Carleton’s students are getting a week-long fall break next year, though this is not permanent yet.
Carleton’s Senate voted 28-11 in favour of testing the fall break for the next two-years. The break will occur during the last week of October, meaning it will not overlap with Thanksgiving.
Senate will use the trial period to gauge the success and utility of having a fall break, according to the committee that examined the break proposal. Student stress levels will serve as the main indicator of success, according to the committee.
Exactly how Senate Committee on Curriculum, Admissions and Studies Policy (SCCASP) intends to measure student stress remained unclear. The committee suggested measuring the traffic through the Paul Menton Centre compared to other years, along with anecdotal evidence.
“I felt that the entire idea was rushed through senate,” Graduate Students’ Association president Kelly Black said. “The committee itself indicated that there was much data that needed to be retrieved to understand the implication of a fall reading week.
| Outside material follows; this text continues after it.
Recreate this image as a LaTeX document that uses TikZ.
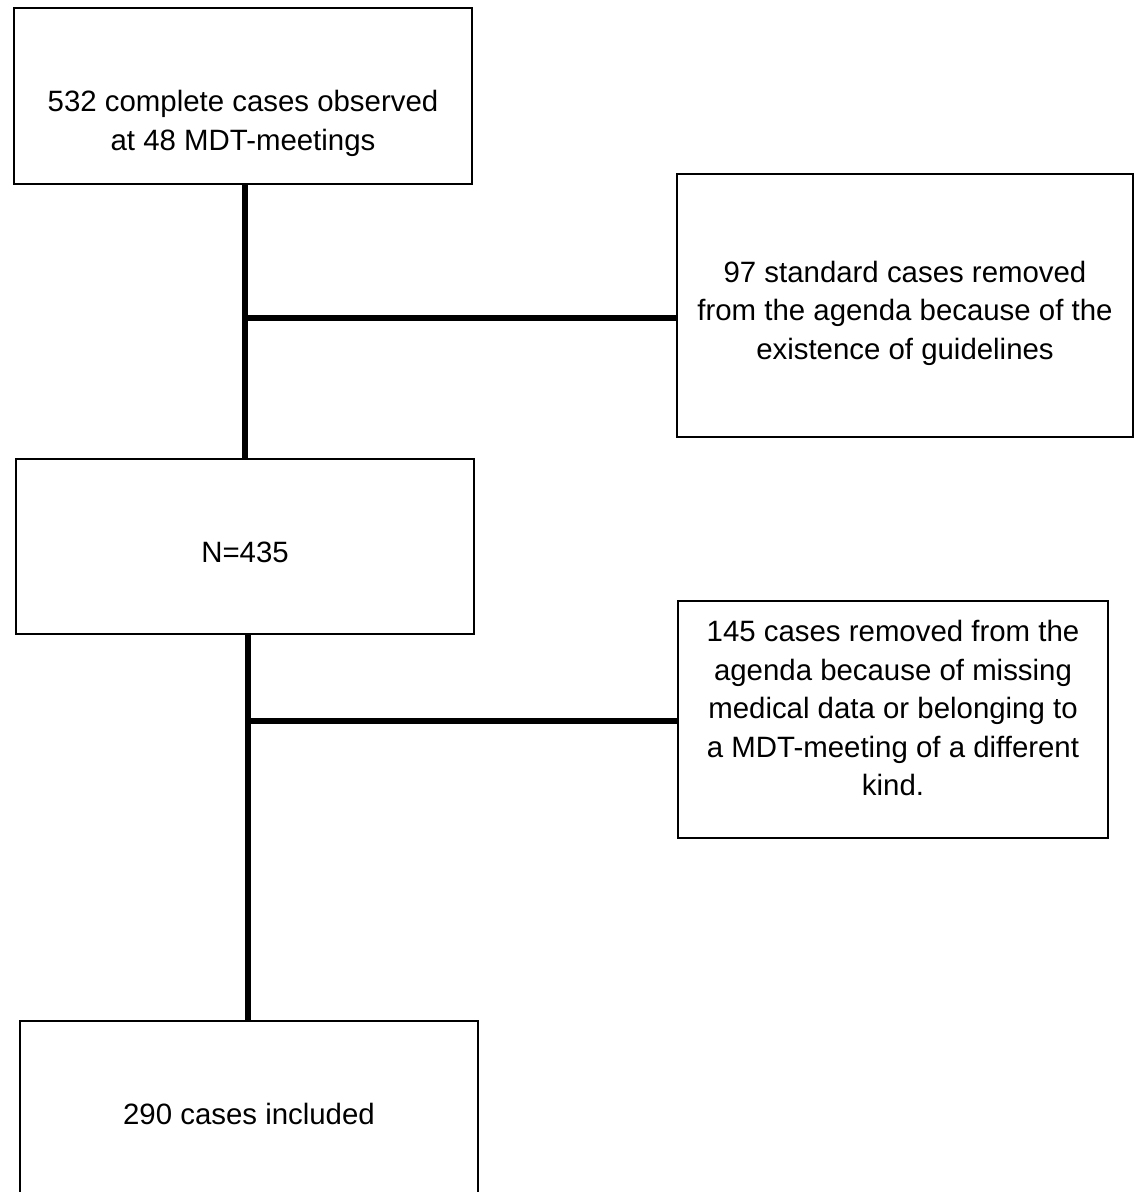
\documentclass[tikz,border=0pt]{standalone}
\usepackage{fontspec}
\setmainfont{Liberation Sans}[Ligatures=CommonOff]
\begin{document}
\begin{tikzpicture}[x=1pt,y=-1pt,
  box/.style={draw,line width=1.5pt,inner sep=0pt},
  txt/.style={align=center,font=\fontsize{29.4}{38.5}\selectfont,inner sep=0pt},
  conn/.style={line width=5.5pt}]
\useasboundingbox (0,0) rectangle (1136,1192);
\node[box,minimum width=458pt,minimum height=176pt] (b1) at (243,96) {};
\node[txt] (t1) at (243,123.5) {532 complete cases observed\\at 48 MDT-meetings};
\node[box,minimum width=456pt,minimum height=263pt] (r1) at (905,305.5) {};
\node[txt] (tr1) at (905,313) {97 standard cases removed\\from the agenda because of the\\existence of guidelines};
\node[box,minimum width=458pt,minimum height=175pt] (bn) at (245,546.5) {};
\node[txt] (tn) at (245,552) {N=435};
\node[box,minimum width=430pt,minimum height=237pt] (r2) at (893,719.5) {};
\node[txt] (tr2) at (893,708) {145 cases removed from the\\agenda because of missing\\medical data or belonging to\\a MDT-meeting of a different\\kind.};
\node[box,minimum width=458pt,minimum height=176pt] (b3) at (249,1109) {};
\node[txt] (t3) at (249,1114) {290 cases included};
\coordinate (j1) at (245,318);
\coordinate (j2) at (248,721);
\draw[conn] (b1.south -| bn) -- (bn.north);
\draw[conn] (j1) -- (j1 -| r1.west);
\draw[conn] (bn.south -| j2) -- (b3.north -| j2);
\draw[conn] (j2) -- (j2 -| r2.west);
\end{tikzpicture}
\end{document}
I felt that we shouldn’t be making decisions without the data.”
Other issues of concern included ensuring engineering and science students received their necessary lab hours throughout the semester and how the break could constrain the amount of teaching days when Labour Day falls late in September.
Yet, in the end the fall break won.
“I voted in favour of the motion because I thought there is sufficient evidence of benefits,” Carleton law professor Michael Mac Neil said. “From the student perspective, having the extra time to regroup in the middle of the term, much like they already have in the winter term, relieves stress and gives the opportunity to get projects done. So, at taking the students word for it, they’re going to benefit from it.”
SCCASP will begin to iron out the finer details of the break at its next meeting on Jan. 29.
The talk of having a fall break has been going on for years. It picked up considerable momentum in October 2012 when approximately 70 per cent of student respondents to an online poll voted in favour of a fall break. It was the largest voter turnout for a referendum in Carleton’s history, according to Carleton University Students’ Association president Alexander Golovko.
Amidst the discussion, mostly dominated by those who opposed the motion, Golovko offered a metaphor supporting the two-year trial.
“You can read all the books on how to ride a bike, but you’re never going to learn until you try it,” he said.